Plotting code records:
╭──

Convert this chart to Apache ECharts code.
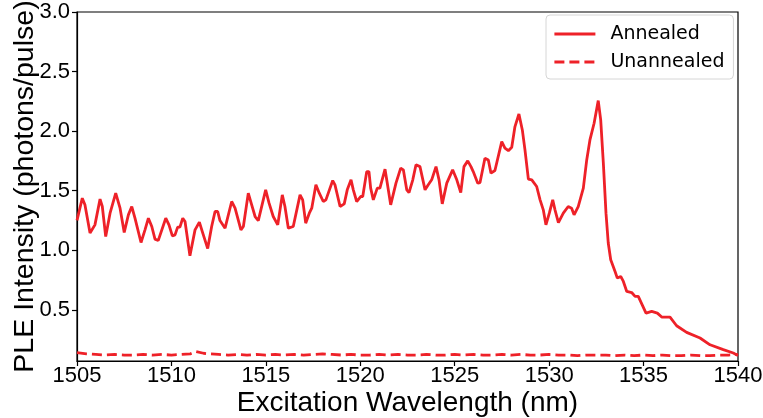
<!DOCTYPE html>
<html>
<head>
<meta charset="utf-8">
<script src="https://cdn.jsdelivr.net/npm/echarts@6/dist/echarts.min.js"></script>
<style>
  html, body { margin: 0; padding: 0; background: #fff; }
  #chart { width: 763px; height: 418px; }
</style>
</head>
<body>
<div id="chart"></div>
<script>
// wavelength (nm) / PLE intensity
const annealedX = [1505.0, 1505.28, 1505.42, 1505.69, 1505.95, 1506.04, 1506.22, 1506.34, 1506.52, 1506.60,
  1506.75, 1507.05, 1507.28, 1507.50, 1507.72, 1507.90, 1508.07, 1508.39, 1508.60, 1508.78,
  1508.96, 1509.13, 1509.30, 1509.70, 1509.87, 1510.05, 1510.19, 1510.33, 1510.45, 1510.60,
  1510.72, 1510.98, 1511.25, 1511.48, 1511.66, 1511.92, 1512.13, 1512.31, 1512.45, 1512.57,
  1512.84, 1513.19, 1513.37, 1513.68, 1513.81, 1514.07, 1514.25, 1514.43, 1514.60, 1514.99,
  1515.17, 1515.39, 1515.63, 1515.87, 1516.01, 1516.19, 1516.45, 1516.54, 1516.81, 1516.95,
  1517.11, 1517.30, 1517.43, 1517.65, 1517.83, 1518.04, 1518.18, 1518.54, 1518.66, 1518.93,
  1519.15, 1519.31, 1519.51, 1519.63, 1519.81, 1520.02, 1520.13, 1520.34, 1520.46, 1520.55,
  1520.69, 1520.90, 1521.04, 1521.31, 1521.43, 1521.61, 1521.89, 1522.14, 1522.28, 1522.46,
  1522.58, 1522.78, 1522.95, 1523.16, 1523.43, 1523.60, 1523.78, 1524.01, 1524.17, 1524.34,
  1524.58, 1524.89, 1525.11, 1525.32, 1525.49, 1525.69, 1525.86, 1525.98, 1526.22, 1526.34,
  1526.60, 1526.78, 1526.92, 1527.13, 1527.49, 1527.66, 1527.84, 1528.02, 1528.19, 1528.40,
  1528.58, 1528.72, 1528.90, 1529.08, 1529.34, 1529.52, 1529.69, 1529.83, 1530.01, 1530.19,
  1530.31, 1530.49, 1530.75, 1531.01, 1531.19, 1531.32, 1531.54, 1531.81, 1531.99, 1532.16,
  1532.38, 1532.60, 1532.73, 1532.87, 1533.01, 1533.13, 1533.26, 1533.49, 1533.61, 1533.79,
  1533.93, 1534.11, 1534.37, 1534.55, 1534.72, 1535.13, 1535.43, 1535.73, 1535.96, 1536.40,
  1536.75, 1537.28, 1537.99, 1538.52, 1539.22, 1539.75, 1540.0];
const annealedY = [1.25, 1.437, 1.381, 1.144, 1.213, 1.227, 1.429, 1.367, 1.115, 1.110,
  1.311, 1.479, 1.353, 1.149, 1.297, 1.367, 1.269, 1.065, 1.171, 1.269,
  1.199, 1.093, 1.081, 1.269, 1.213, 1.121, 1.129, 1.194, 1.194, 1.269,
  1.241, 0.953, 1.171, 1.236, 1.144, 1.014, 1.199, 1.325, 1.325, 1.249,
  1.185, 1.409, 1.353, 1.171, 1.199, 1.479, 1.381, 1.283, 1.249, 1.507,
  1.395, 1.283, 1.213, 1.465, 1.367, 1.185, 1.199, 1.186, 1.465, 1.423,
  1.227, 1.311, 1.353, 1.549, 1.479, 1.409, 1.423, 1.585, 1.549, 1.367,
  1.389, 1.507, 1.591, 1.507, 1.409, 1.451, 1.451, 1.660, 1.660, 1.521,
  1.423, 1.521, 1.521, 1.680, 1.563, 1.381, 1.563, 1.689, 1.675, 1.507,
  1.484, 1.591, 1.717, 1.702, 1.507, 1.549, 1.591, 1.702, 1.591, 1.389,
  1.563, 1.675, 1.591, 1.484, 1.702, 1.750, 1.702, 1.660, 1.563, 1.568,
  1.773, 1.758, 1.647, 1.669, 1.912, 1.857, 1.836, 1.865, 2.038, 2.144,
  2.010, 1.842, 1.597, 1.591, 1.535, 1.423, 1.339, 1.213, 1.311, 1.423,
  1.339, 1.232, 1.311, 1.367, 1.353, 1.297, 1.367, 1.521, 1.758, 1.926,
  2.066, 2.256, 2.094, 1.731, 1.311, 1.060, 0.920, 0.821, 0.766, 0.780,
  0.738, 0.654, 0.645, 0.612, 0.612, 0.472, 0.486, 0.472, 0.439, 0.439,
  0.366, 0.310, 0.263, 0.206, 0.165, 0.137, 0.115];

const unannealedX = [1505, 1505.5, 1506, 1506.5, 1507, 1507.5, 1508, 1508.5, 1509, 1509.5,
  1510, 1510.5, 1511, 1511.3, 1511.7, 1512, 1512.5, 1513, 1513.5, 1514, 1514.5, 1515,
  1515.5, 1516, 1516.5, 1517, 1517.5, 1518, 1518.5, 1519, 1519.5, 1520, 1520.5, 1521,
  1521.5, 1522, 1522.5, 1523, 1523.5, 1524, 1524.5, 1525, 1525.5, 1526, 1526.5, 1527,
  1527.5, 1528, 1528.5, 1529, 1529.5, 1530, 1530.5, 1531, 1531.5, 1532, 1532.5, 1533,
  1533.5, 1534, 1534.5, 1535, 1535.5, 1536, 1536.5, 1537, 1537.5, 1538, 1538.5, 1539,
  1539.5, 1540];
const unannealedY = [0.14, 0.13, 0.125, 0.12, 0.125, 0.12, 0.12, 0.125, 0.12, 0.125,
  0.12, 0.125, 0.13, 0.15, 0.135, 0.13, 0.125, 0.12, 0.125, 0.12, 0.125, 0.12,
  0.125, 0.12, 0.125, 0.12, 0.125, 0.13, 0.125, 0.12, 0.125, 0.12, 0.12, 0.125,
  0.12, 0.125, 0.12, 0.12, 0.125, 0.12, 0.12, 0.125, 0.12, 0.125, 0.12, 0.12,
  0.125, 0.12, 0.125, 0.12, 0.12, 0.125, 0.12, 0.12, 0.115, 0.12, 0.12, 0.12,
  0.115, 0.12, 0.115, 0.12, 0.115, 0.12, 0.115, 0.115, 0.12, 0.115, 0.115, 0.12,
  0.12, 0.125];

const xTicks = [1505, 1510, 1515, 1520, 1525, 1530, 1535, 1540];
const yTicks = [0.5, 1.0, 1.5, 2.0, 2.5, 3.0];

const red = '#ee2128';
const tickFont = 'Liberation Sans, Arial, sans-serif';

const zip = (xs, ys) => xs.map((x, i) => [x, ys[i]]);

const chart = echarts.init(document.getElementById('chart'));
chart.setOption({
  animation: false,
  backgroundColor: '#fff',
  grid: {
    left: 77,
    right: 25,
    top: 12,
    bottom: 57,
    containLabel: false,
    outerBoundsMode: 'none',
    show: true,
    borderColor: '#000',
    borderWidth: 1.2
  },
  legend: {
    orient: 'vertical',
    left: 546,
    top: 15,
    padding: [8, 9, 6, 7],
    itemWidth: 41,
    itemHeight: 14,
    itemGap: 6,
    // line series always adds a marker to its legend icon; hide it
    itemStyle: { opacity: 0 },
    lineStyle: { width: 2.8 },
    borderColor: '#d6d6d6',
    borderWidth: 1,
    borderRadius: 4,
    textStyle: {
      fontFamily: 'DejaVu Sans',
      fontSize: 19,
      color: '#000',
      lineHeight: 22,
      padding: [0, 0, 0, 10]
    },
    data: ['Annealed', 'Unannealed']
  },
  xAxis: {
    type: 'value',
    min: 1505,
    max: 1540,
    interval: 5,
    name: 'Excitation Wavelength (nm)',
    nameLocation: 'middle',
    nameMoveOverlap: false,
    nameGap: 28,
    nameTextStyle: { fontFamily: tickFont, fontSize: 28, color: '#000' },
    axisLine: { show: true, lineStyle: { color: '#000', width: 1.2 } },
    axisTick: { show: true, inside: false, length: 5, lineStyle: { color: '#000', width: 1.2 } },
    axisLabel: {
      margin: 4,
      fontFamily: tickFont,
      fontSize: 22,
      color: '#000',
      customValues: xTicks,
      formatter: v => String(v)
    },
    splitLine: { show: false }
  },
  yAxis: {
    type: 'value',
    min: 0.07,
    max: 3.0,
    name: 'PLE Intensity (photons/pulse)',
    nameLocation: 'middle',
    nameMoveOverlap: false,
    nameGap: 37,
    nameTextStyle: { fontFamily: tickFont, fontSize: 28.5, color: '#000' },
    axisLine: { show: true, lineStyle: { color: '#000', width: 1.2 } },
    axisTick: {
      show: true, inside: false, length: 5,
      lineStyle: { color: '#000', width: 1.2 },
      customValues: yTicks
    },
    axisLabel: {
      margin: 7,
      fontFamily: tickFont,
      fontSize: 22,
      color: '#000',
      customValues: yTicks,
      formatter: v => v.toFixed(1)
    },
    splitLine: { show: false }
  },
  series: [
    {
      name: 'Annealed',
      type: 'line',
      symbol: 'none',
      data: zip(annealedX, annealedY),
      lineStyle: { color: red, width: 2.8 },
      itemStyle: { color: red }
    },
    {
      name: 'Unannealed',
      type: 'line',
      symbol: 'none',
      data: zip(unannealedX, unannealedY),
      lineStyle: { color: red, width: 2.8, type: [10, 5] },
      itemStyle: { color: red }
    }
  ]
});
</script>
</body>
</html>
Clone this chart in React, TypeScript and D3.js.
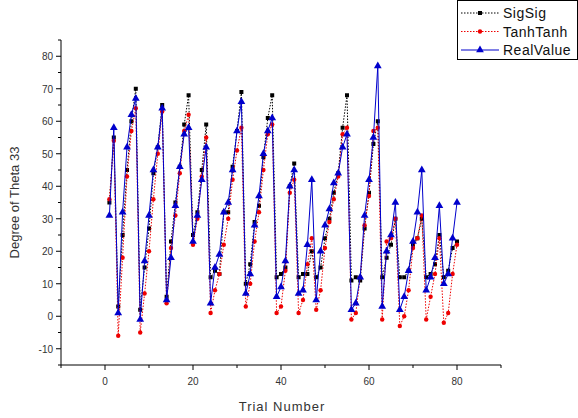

╰──

_Exercise prompt_: Every line holding "this" should be copied out.

_Completed task_:
Convert this chart to Apache ECharts code.
Clone this chart in React, TypeScript and D3.js.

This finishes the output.